Два профессора-окулиста смотрели меня в разное время: Тихомиров и Ченцов. Третьим был даже не профессор, а академик, вершина глазной науки – Владимир Петрович Филатов. Высокие ученые мужи… О, если бы знаний и мастерства у них было бы столько же, сколько таинственной важности, солидности и апломба! Я ничуточки, конечно, не умаляю их серьезных заслуг, и все-таки, как говорится, увы… Всякий раз я шел на прием к ним так, как идут люди на приговор трибунала: жизнь или смерть. Считал ступеньки лестниц, задумывал: если четное, то надежды нет, а если нечетное… Но количество ступенек было разным, а ответ всегда один. Последнюю точку в моей драме поставил академик Филатов. Осмотрев меня и побарабанив пальцами по столу, он суховато сказал:
– Ничем помочь не смогу. Чудес на свете не бывает. Всего доброго!
Я не пишу сейчас трагического романа и не хочу подробно рассказывать о том, что чувствует двадцатилетний человек, у которого вместо лица сплошная рана и которому только что вынесли приговор: ни единого луча света до конца жизни! Если есть у вас богатое воображение – попробуйте представить. Если нет – не старайтесь. Впрочем, боюсь, что и в том и в другом случае сделать это хоть с какой-то долей достоверности все равно невозможно, ибо вы всегда знаете, что в любую минуту можете разрушить любой мрак. Поэтому просто поверьте на слово, что для любых плеч, даже для сильных, тяжесть эта несоразмерна. Нет, в панику я не ударился. Хотя признаюсь, в подушку разок реванул. Жаловаться никому не стал, да и кто тут поможет? Еще раз решил не торопясь обмозговать все. Что думал и как думал, тоже говорить не буду. Сейчас это все не важно. Важен результат. А результат был такой: у меня в жизни было два крыла: поэзия и театр. Сейчас они поломаны. Бывает такое состояние души, когда в холодном и душном отчаянии тонут все твои мечты и надежды. Когда теряется вера в себя, в жизнь и во все на свете! Жить только затем, чтобы существовать, – такое меня не устраивало. И я решил подвести черту…

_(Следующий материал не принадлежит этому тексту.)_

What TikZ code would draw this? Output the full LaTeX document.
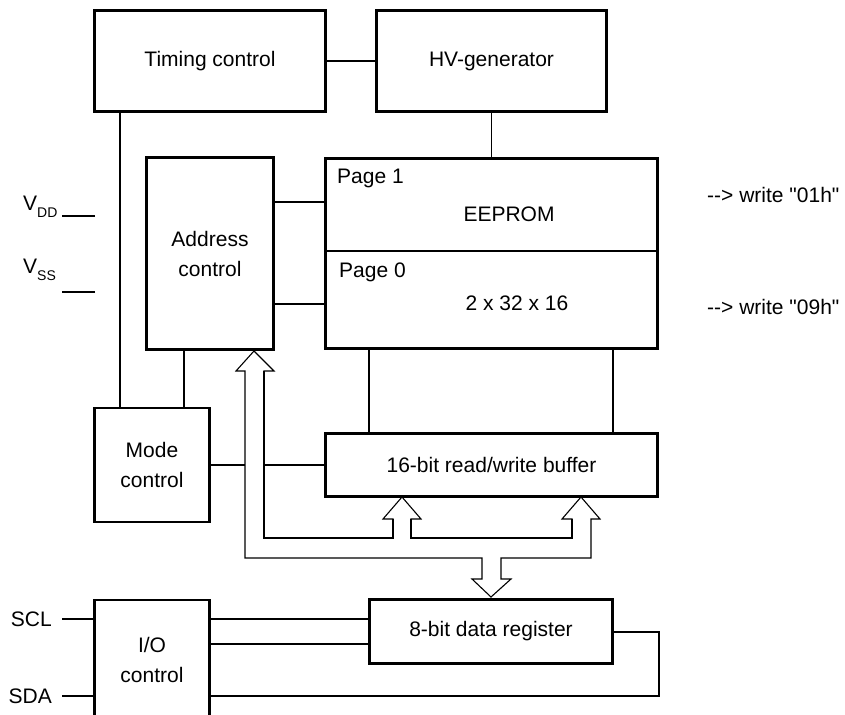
\documentclass[tikz,border=0pt]{standalone}
\usepackage{fontspec}
\setmainfont{Liberation Sans}[Ligatures=TeXOff]
\usetikzlibrary{calc}

\begin{document}
\begin{tikzpicture}[x=1pt, y=-1pt,
  font=\fontsize{21}{30}\selectfont,
  box/.style={draw, line width=2.3pt, align=center, inner sep=0pt},
  wire/.style={line width=1.2pt},
  hwire/.style={line width=2pt},
  bus/.style={line width=1.1pt, line join=miter},
  busin/.style={line width=1.9pt},
  lab/.style={inner sep=0pt},
  sig/.style={inner ysep=0pt, inner xsep=10pt, anchor=east}
]
  \path[clip] (0,0) rectangle (845,714);

  % blocks
  \node[box, minimum width=231pt, minimum height=101pt] (timing) at (210,61) {Timing control};
  \node[box, minimum width=230pt, minimum height=101pt] (hv) at (491.5,61) {HV-generator};
  \node[box, minimum width=127pt, minimum height=192pt] (addr) at (210,253.5) {Address\\ control};
  \node[box, minimum width=332pt, minimum height=190pt] (eeprom) at (491.5,253.5) {};
  \node[box, minimum width=115pt, minimum height=114pt] (mode) at (152,465) {Mode\\ control};
  \node[box, minimum width=332pt, minimum height=63pt] (buffer) at (491.5,465) {16-bit read/write buffer};
  \node[box, minimum width=243pt, minimum height=64pt] (dreg) at (491,631.5) {8-bit data register};
  \node[box, minimum width=115pt, minimum height=120pt] (io) at (152,660) {I/O\\ control};

  % EEPROM pages
  \draw[wire] (eeprom.west |- 0,251) -- (eeprom.east |- 0,251);
  \node[lab, anchor=base west] (p1) at (337,183) {Page 1};
  \node[lab, anchor=base] (mem) at (509,221) {EEPROM};
  \node[lab, anchor=base west] (p0) at (339,277) {Page 0};
  \node[lab, anchor=base] (org) at (517,310) {2 x 32 x 16};
  \node[lab, anchor=base west] (w1) at (707,202) {--> write "01h"};
  \node[lab, anchor=base west] (w9) at (707,314) {--> write "09h"};

  % supply pins
  \node[lab, anchor=base west] (vdd) at (23,210) {V\raisebox{-7pt}{\fontsize{14}{14}\selectfont DD}};
  \node[lab, anchor=base west] (vss) at (23,273) {V\raisebox{-7pt}{\fontsize{14}{14}\selectfont SS}};
  \coordinate (vddpin) at (95,216);
  \coordinate (vsspin) at (95,292);
  \draw[wire] (vddpin) -- ++(-33,0);
  \draw[wire] (vsspin) -- ++(-33,0);

  % control wires
  \draw[wire] (timing) -- (hv);
  \draw[wire] (hv) -- (eeprom);
  \draw[wire] ([xshift=-90pt]timing.south) -- ([xshift=-90pt]timing.south |- mode.north);
  \draw[wire] ([xshift=-26pt]addr.south) -- ([xshift=-26pt]addr.south |- mode.north);
  \draw[wire] ([yshift=51.5pt]addr.east) -- ([yshift=51.5pt]addr.east -| eeprom.west);
  \draw[wire] ([yshift=-50.5pt]addr.east) -- ([yshift=-50.5pt]addr.east -| eeprom.west);
  \draw[wire] ([xshift=-122.5pt]eeprom.south) -- ([xshift=-122.5pt]eeprom.south |- buffer.north);
  \draw[wire] ([xshift=121.5pt]eeprom.south) -- ([xshift=121.5pt]eeprom.south |- buffer.north);
  \draw[wire] (mode.east) -- (245,465);
  \draw[wire] (264,465) -- (buffer.west);

  % data bus
  \draw[bus] (245,371) -- (245,558) -- (482,558) -- (482,579) -- (472,579) -- (491,597)
    -- (511,579) -- (501,579) -- (501,558) -- (591,558) -- (591,519) -- (600,519)
    -- (581,497) -- (562,519) -- (572,519) -- (572,538) -- (411,538) -- (411,519)
    -- (421,519) -- (402,497) -- (383,519) -- (393,519) -- (393,538) -- (264,538)
    -- (264,371) -- (274,371) -- (254,351) -- (236,371) -- cycle;
  \draw[busin] (393,519) -- (393,538) -- (264,538) -- (264,371);
  \draw[busin] (411,519) -- (411,538) -- (572,538) -- (572,519);

  % serial interface
  \node[sig] (scl) at (62,619) {SCL};
  \node[sig] (sda) at (62,696) {SDA};
  \draw[wire] ([yshift=41pt]io.west) -- (scl);
  \draw[hwire] ([yshift=-36pt]io.west) -- (sda);
  \draw[wire] ([yshift=41pt]io.east) -- ([yshift=41pt]io.east -| dreg.west);
  \draw[wire] ([yshift=16pt]io.east) -- ([yshift=16pt]io.east -| dreg.west);
  \draw[hwire] (dreg.east) -- ++(45,0) |- ([yshift=-36pt]io.east);
\end{tikzpicture}
\end{document}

Выждав удобное время, когда госпитальная жизнь начинает уже затихать, врачи уже ушли, а сестры, выполнив все процедуры, либо меряют вечернюю температуру лежачим больным, либо у своих столиков в коридоре записывают отчеты в соответствующие бумажки, либо беспечно чешут языки и наименее бдительны, я выпросил у дежурной сестры Раечки два новых бинта. Сказал, что у меня ослабла повязка и я хочу сам себе сделать подбинтовку. Просьба моя, очевидно, озадачила хмуроватую Раю. Возможно, попроси я у нее только один бинт, а затем у новой сестры другой, все сошло бы благополучно и не вызвало подозрений, но два бинта сразу?! Дать мне их Раечка дала, но, как потом оказалось, беспечность свою отложила в сторонку.